The strategy shift: less speed, more control
Before access shrank, Russian day traders used the same strategies as anyone else—scalping tech stocks, trading earnings plays, flipping options around macro news. Now, with less access to US equities and more exposure to crypto or forex pairs, strategy has shifted toward slower, tighter, and lower-risk systems.
It’s not about catching every tick. It’s about staying in the game with setups that don’t need constant access or perfect execution.
Swing trades over scalps.
Structure over volatility.
Capital preservation over fast flipping.
Many traders now run hybrid systems: part of the portfolio in crypto, part in offshore forex, and a portion in local derivatives—hedged against ruble exposure or market shutdowns. It’s complicated, but it’s stable. And right now, stable is better than fast.

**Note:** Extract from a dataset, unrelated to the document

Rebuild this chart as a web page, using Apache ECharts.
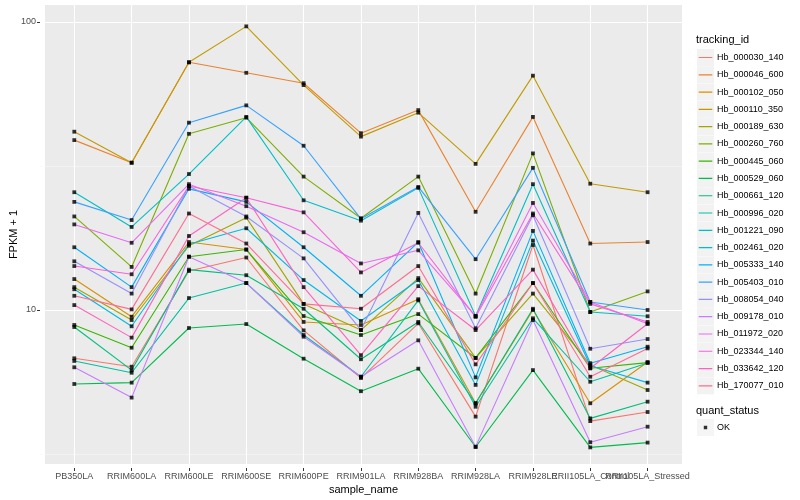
<!DOCTYPE html>
<html>
<head>
<meta charset="utf-8">
<script src="https://cdn.jsdelivr.net/npm/echarts@6/dist/echarts.min.js"></script>
<style>html,body{margin:0;padding:0;background:#fff}#c{width:800px;height:500px}</style>
</head>
<body>
<div id="c"></div>
<script>
const categories = ["PB350LA","RRIM600LA","RRIM600LE","RRIM600SE","RRIM600PE","RRIM901LA","RRIM928BA","RRIM928LA","RRIM928LE","RRII105LA_Control","RRII105LA_Stressed"];
const trackingIds = ["Hb_000030_140","Hb_000046_600","Hb_000102_050","Hb_000110_350","Hb_000189_630","Hb_000260_760","Hb_000445_060","Hb_000529_060","Hb_000661_120","Hb_000996_020","Hb_001221_090","Hb_002461_020","Hb_005333_140","Hb_005403_010","Hb_008054_040","Hb_009178_010","Hb_011972_020","Hb_023344_140","Hb_033642_120","Hb_170077_010"];

const hb000030_140 = [6.80, 6.36, 13.65, 15.2, 8.50, 5.81, 8.99, 4.27, 16.8, 4.12, 4.43];
const hb000046_600 = [38.8, 32.4, 72.2, 66.4, 61.1, 41.0, 49.3, 21.9, 46.7, 17.0, 17.2];
const hb000102_050 = [12.8, 9.48, 17.2, 16.2, 9.09, 8.87, 10.9, 4.75, 10.0, 4.75, 6.60];
const hb000110_350 = [41.5, 32.4, 72.2, 96.2, 60.2, 39.9, 48.3, 32.1, 64.9, 27.4, 25.6];
const hb000189_630 = [12.0, 9.23, 16.7, 20.9, 10.5, 8.52, 12.9, 6.82, 11.4, 6.45, 5.28];
const hb000260_760 = [21.1, 14.1, 40.8, 46.4, 29.0, 20.8, 29.0, 11.4, 34.9, 9.84, 11.6];
const hb000445_060 = [8.87, 7.40, 15.3, 16.2, 9.53, 8.19, 9.68, 6.82, 12.4, 6.28, 6.57];
const hb000529_060 = [5.54, 5.60, 8.66, 8.94, 6.78, 5.23, 6.26, 3.35, 6.19, 3.34, 3.47];
const hb000661_120 = [8.73, 6.19, 13.8, 13.2, 10.1, 6.75, 9.09, 4.75, 10.1, 4.21, 4.81];
const hb000996_020 = [6.66, 6.06, 11.0, 12.4, 8.19, 5.87, 10.8, 4.62, 9.36, 5.64, 6.55];
const hb001221_090 = [25.6, 19.4, 29.6, 46.7, 24.0, 20.4, 26.5, 9.53, 27.3, 9.84, 9.51];
const hb002461_020 = [11.8, 8.78, 16.9, 19.2, 12.7, 9.16, 12.7, 5.50, 17.4, 6.41, 5.60];
const hb005333_140 = [16.5, 12.0, 26.3, 23.7, 16.5, 11.2, 17.2, 5.84, 18.8, 6.54, 7.46];
const hb005403_010 = [23.7, 20.5, 44.6, 51.2, 37.1, 20.7, 26.7, 15.0, 31.1, 10.66, 10.0];
const hb008054_040 = [14.75, 11.4, 26.9, 21.1, 15.1, 8.52, 21.7, 8.64, 21.3, 7.34, 7.93];
const hb009178_010 = [6.33, 4.97, 15.3, 12.4, 8.08, 5.87, 7.85, 3.36, 9.23, 3.48, 3.94];
const hb011972_020 = [19.8, 17.1, 27.3, 22.9, 18.6, 14.5, 16.1, 9.53, 23.5, 10.66, 8.96];
const hb023344_140 = [14.2, 13.3, 26.9, 24.5, 21.8, 13.5, 17.1, 9.46, 21.6, 10.5, 9.09];
const hb033642_120 = [10.4, 8.02, 18.05, 24.5, 12.0, 6.97, 12.1, 8.52, 13.8, 6.28, 8.96];
const hb170077_010 = [11.2, 10.05, 21.6, 17.0, 10.5, 10.1, 14.2, 6.48, 12.4, 5.87, 7.36];

const seriesValues = [hb000030_140, hb000046_600, hb000102_050, hb000110_350, hb000189_630, hb000260_760, hb000445_060, hb000529_060, hb000661_120, hb000996_020, hb001221_090, hb002461_020, hb005333_140, hb005403_010, hb008054_040, hb009178_010, hb011972_020, hb023344_140, hb033642_120, hb170077_010];
const yTickValues = [10, 100];
const quantStatus = "OK";

const palette = ["#F8766D","#EA8331","#D89000","#C09B00","#A3A500","#7CAE00","#39B600","#00BB4E","#00BF7D","#00C1A3","#00BFC4","#00BAE0","#00B0F6","#35A2FF","#9590FF","#C77CFF","#E76BF3","#FA62DB","#FF62BC","#FF6C91"];

const FONT = "Liberation Sans, Arial, Helvetica, sans-serif";
const chart = echarts.init(document.getElementById('c'), null, {renderer: 'canvas'});

const lineIcon = 'path://M0,0h0.01v0.01h-0.01zM1.7,7.9h13.6v1.2h-13.6zM16.99,16.99h0.01v0.01h-0.01z';
const dotIcon = 'path://M0,0h0.01v0.01h-0.01zM6.8,6.8h3.4v3.4h-3.4zM16.99,16.99h0.01v0.01h-0.01z';

const logMin = Math.pow(10, 0.4523), logMax = Math.pow(10, 2.0572);
const lg = Math.log10;

const series = trackingIds.map((id, i) => ({
  name: id, type: 'line', xAxisIndex: 3, yAxisIndex: 3,
  data: seriesValues[i], symbol: 'none', color: palette[i],
  lineStyle: {width: 1.1, color: palette[i]}, z: 2, silent: true
}));
const pts = [];
seriesValues.forEach(vals => vals.forEach((v, j) => pts.push([j, v])));
series.push({
  name: quantStatus, type: 'scatter', xAxisIndex: 3, yAxisIndex: 3,
  data: pts, symbol: 'rect', symbolSize: 3.8, color: '#000', itemStyle: {color: '#000'}, z: 5, silent: true
});

const hidden = {show: false};
const option = {
  animation: false,
  backgroundColor: '#fff',
  textStyle: {fontFamily: FONT},
  title: [
    {text: 'tracking_id', left: 696, top: 34, padding: 0, textStyle: {fontSize: 11, fontWeight: 'normal', color: '#000', fontFamily: FONT}},
    {text: 'quant_status', left: 696, top: 405, padding: 0, textStyle: {fontSize: 11, fontWeight: 'normal', color: '#000', fontFamily: FONT}}
  ],
  grid: [
    {left: 40, right: 118, top: 5, bottom: 32, show: true, backgroundColor: '#ebebeb', borderWidth: 0},
    {left: 40, right: 118, top: 22, bottom: 46},
    {left: 40, right: 118, top: 22, bottom: 190},
    {left: 74.3, right: 152.4, top: 5, bottom: 32}
  ],
  xAxis: [
    {gridIndex: 0, type: 'value', min: 0, max: 1, name: 'sample_name', nameLocation: 'middle', nameGap: 20,
     nameTextStyle: {fontSize: 11, color: '#000', fontFamily: FONT},
     axisLine: hidden, axisTick: hidden, axisLabel: hidden, splitLine: hidden},
    {gridIndex: 1, type: 'value', show: false, min: 0, max: 1},
    {gridIndex: 2, type: 'value', show: false, min: 0, max: 1},
    {gridIndex: 3, type: 'category', data: categories, boundaryGap: false,
     axisLine: hidden,
     axisTick: {show: true, length: 3, interval: 0, lineStyle: {color: '#333', width: 1}},
     axisLabel: {interval: 0, margin: 4, fontSize: 9, color: '#4d4d4d', fontFamily: FONT},
     splitLine: {show: true, interval: 0, lineStyle: {color: '#fff', width: 1.1}}}
  ],
  yAxis: [
    {gridIndex: 0, type: 'value', min: 0, max: 1, name: 'FPKM + 1', nameLocation: 'middle', nameGap: 26,
     nameTextStyle: {fontSize: 11, color: '#000', fontFamily: FONT},
     axisLine: hidden, axisTick: hidden, axisLabel: hidden, splitLine: hidden},
    {gridIndex: 1, type: 'value', min: 0.5, max: 2, interval: 0.5,
     axisLine: hidden, axisTick: hidden, axisLabel: hidden,
     splitLine: {show: true, lineStyle: {color: '#f6f6f6', width: 0.6}}},
    {gridIndex: 2, type: 'value', min: lg(yTickValues[0]), max: lg(yTickValues[1]), interval: 1,
     axisLine: hidden,
     axisTick: {show: true, length: 3, lineStyle: {color: '#333', width: 1}},
     axisLabel: {margin: 4, fontSize: 9, color: '#4d4d4d', fontFamily: FONT,
       formatter: v => String(Math.round(Math.pow(10, v)))},
     splitLine: {show: true, lineStyle: {color: '#fff', width: 1.1}}},
    {gridIndex: 3, type: 'log', logBase: 10, min: logMin, max: logMax,
     axisLine: hidden, axisTick: hidden, axisLabel: hidden, splitLine: hidden}
  ],
  legend: [
    {orient: 'vertical', left: 697, top: 49, itemWidth: 17, itemHeight: 17, itemGap: 0.28, padding: 0,
     data: trackingIds, icon: 'rect', itemStyle: {color: '#f2f2f2', borderWidth: 0}, selectedMode: false,
     formatter: () => '', textStyle: {fontSize: 9}, z: 3},
    {orient: 'vertical', left: 697, top: 49, itemWidth: 17, itemHeight: 17, itemGap: 0.28, padding: 0,
     data: trackingIds, icon: lineIcon, selectedMode: false, itemStyle: {borderWidth: 0},
     textStyle: {fontSize: 9, color: '#000', fontFamily: FONT, padding: [0, 0, 0, -2]}, z: 4},
    {orient: 'vertical', left: 697, top: 419, itemWidth: 17, itemHeight: 17, padding: 0,
     data: [quantStatus], icon: 'rect', itemStyle: {color: '#f2f2f2', borderWidth: 0}, selectedMode: false,
     formatter: () => '', textStyle: {fontSize: 9}, z: 3},
    {orient: 'vertical', left: 697, top: 419, itemWidth: 17, itemHeight: 17, padding: 0,
     data: [quantStatus], icon: dotIcon, itemStyle: {color: '#000', borderWidth: 0}, selectedMode: false,
     textStyle: {fontSize: 9, color: '#000', fontFamily: FONT, padding: [0, 0, 0, -2]}, z: 4}
  ],
  series: series
};
chart.setOption(option);
</script>
</body>
</html>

Can you still trade successfully from Russia?
Yes. But not the way you used to. Not with the same ease. Not with the same tools. Everything is harder now—funding, access, compliance, execution, withdrawal. You’re building around sanctions, not with the support of a financial system. And you’re doing it without any guarantee the tools you use today will still work tomorrow.
The traders still doing well aren’t the fastest or the loudest. They’re the quiet ones. The ones with plans for every scenario. The ones using USDT as a core asset instead of rubles or dollars. The ones journaling every trade because their only backup is themselves.